Things have changed. Nowa-days two roads get blocked off – one to a garden and the other to a thoroughfare once named after a former and eminently forgettable Corporation Commissioner that was renamed by a thespian-in-power after another thespian who specialised in playing the role of a scholarly old lady. And so you get two in the place of one. That by itself is progress. The second measure is that these thoroughfares remain perpetually blocked, no matter what time of day or night. And that is more progress. The barricades are forever up and the policemen/women are in attendance all the time. Progress yet again. As for the posters, they now sport two of everything – the original and a shadow that is rapidly becoming a doppel-ganger of the original. Still more progress! Of course the drums do not beat and the dancers are absent. Not so, however, are the bordered-dhoti faithful, who keep coming in, in busloads, singing, rather in the manner of those who came to witness a miracle, Hosanna. The search for a parent is apparently over and we are blessed with a new one.

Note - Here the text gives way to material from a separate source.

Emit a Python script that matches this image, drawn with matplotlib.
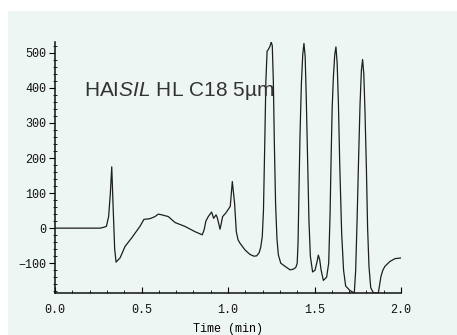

There is plenty of activity in the area though whether all this will lead to achievement of any kind beyond the purely personal is open to conjecture. We as a nation are experts in mistaking activity for achievement and if MMM is not mistaken the current spate of activity is just that. MMM believes that Ichabod about sums it up.
That the Tamil Nadu Police has a sense of humour became manifest last week to The Man from Madras Musings when he drove by an electronic kiosk that carried messages concerning traffic discipline. Most of these were of the standard kind and then came one that was a real killer (sorry, awful pun there). Don’t go at 100km/h and then come back using the 108 service, it said. Black humour may be, but still humour it is. And given the tough conditions they work in (including remaining in perpetual attendance at the two roads mentioned above), MMM doffs his hat at their coming up with the funnies.